I knew that in accordance with Scripture, God desired for me to have the better way and He wasn’t withholding anything from me, so that meant there was something in me still in the way, blocking it from happening. So I started praying,

“Lord, whatever is in the way, whatever I have to do, whatever I need to confess, whatever I have to give up or let go of, I will. I will do whatever You tell me so that I can have the fullness of Your Spirit.”

The first day He said, “In order to walk in the Spirit, you have to get off that mat.” (see John 5)

Before a crippled soul can walk, he must arise and take up their mat, be done with that filthy bed of comfort.

A cripple’s mat is what stood between me and the fullness of His Spirit and I needed my mat clearly defined.

On day two, He said, “There is no provision but My grace.”

He defined my mat for me: A lifestyle that demanded provisions other than His grace. My anger demands my kids behave. My stress demands my husband step in and help. My withdrawal demands life stops while I get my head and heart geared up.

All the while I never realized that by neglecting certain responsibilities and taking on other more “enjoyable” ones in the guise of service and rights, I was falling short of the grace of God.

But God said, “There is no provision but My grace and My grace is able to make you stand- Romans 5:2- and it is by My Spirit that you walk and you told Me you would do anything for the fullness of My Spirit.”

I am rolling up this mat. I’m standing in this grace. When the baby starts my day at 5am and the children’s bickering interrupts my morning and all 4 lambs need my attention and love at once and when no husband is around to help… “There is no provision but My grace.”

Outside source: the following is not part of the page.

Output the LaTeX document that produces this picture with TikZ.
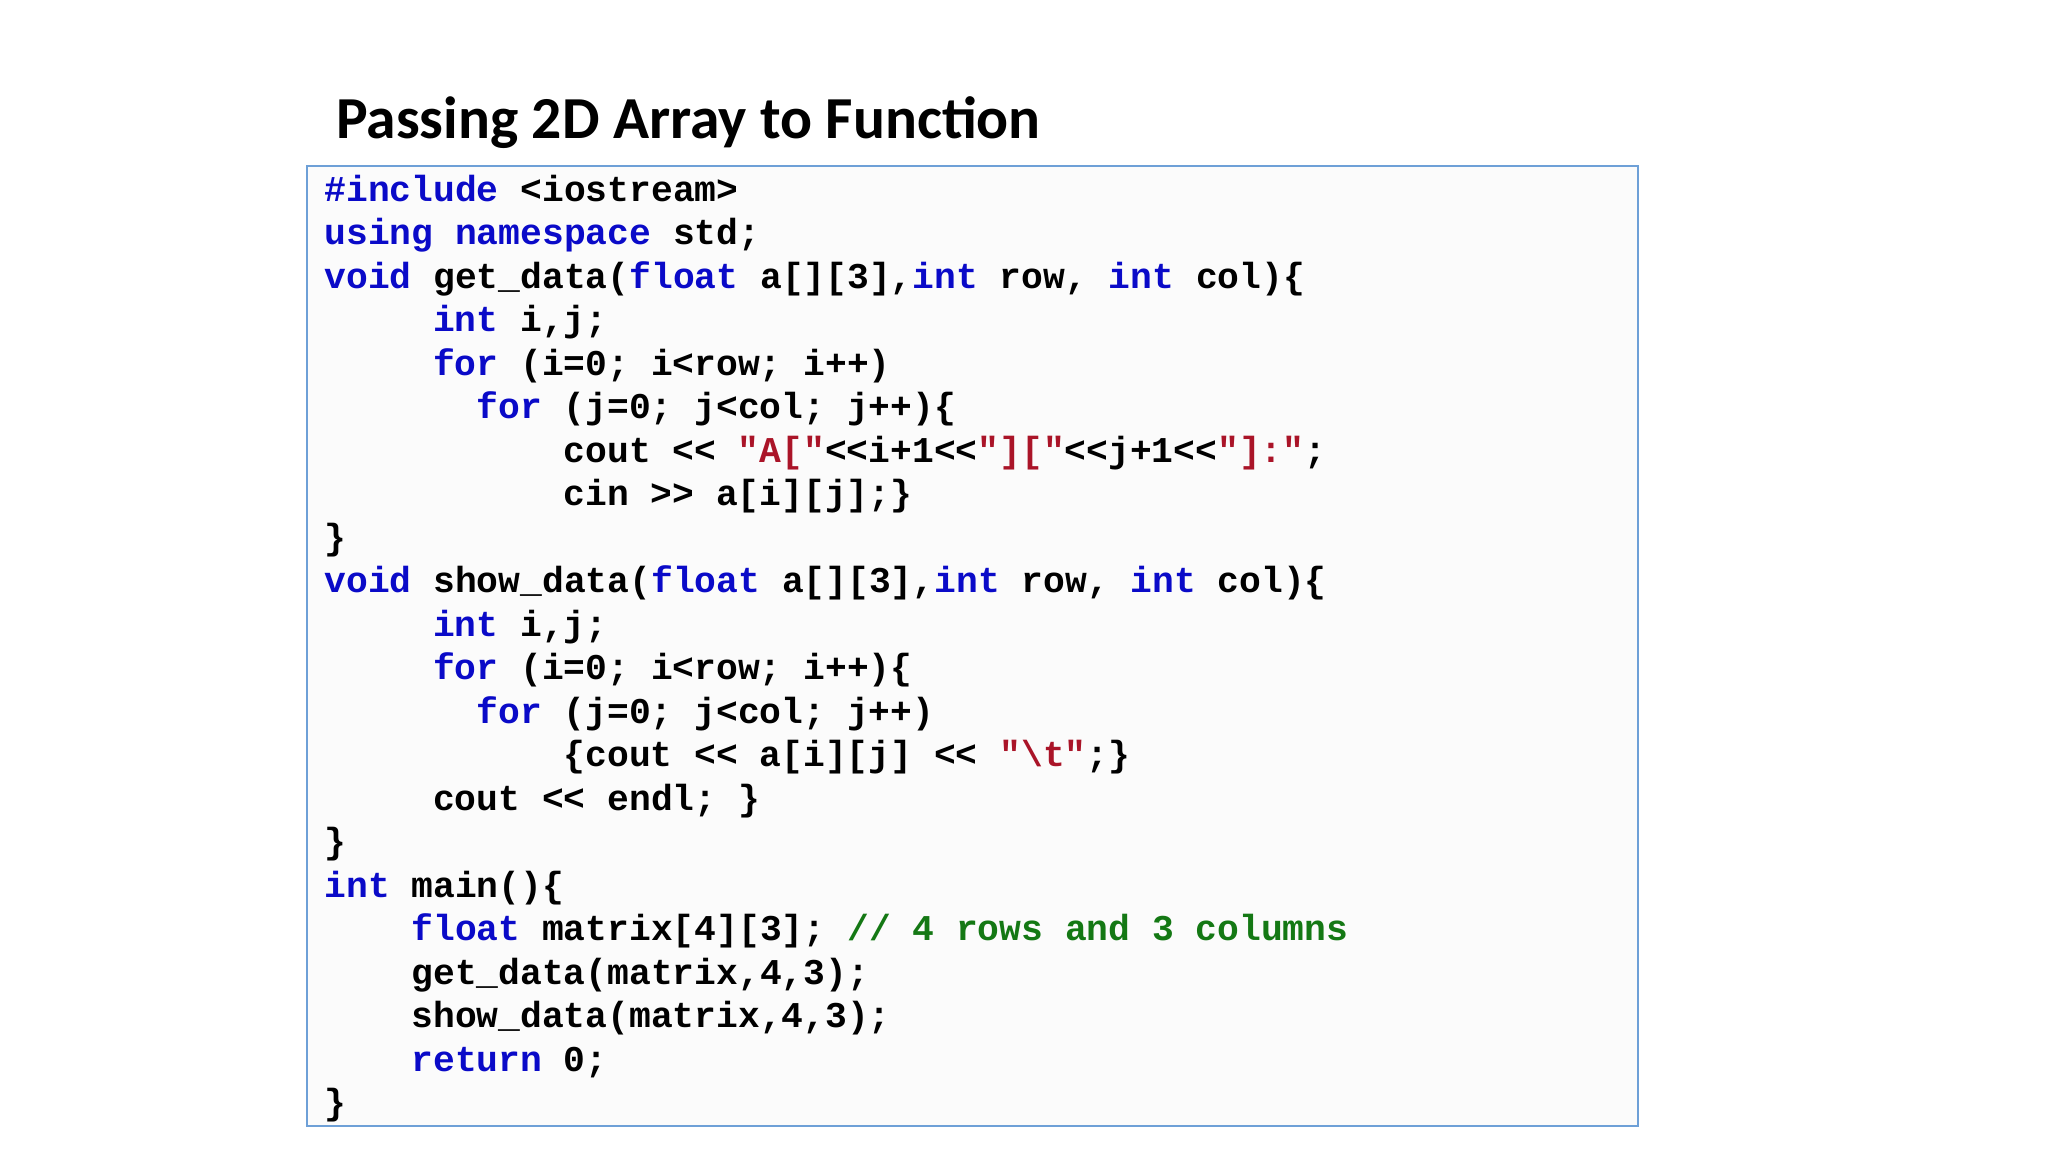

When my mind is numb from the demands placed on it and my emotions are unstable and I want to pick up that whip of anger and condemnation to get things manageable again and when the body is tired and there is no fix and when I long for freedom outside of these walls and when I’d like to take wings and fly… “There is no provision but My grace.”

So this is my journal and my journey.

I’m getting to my feet, taking up my mat, and walking in the Spirit.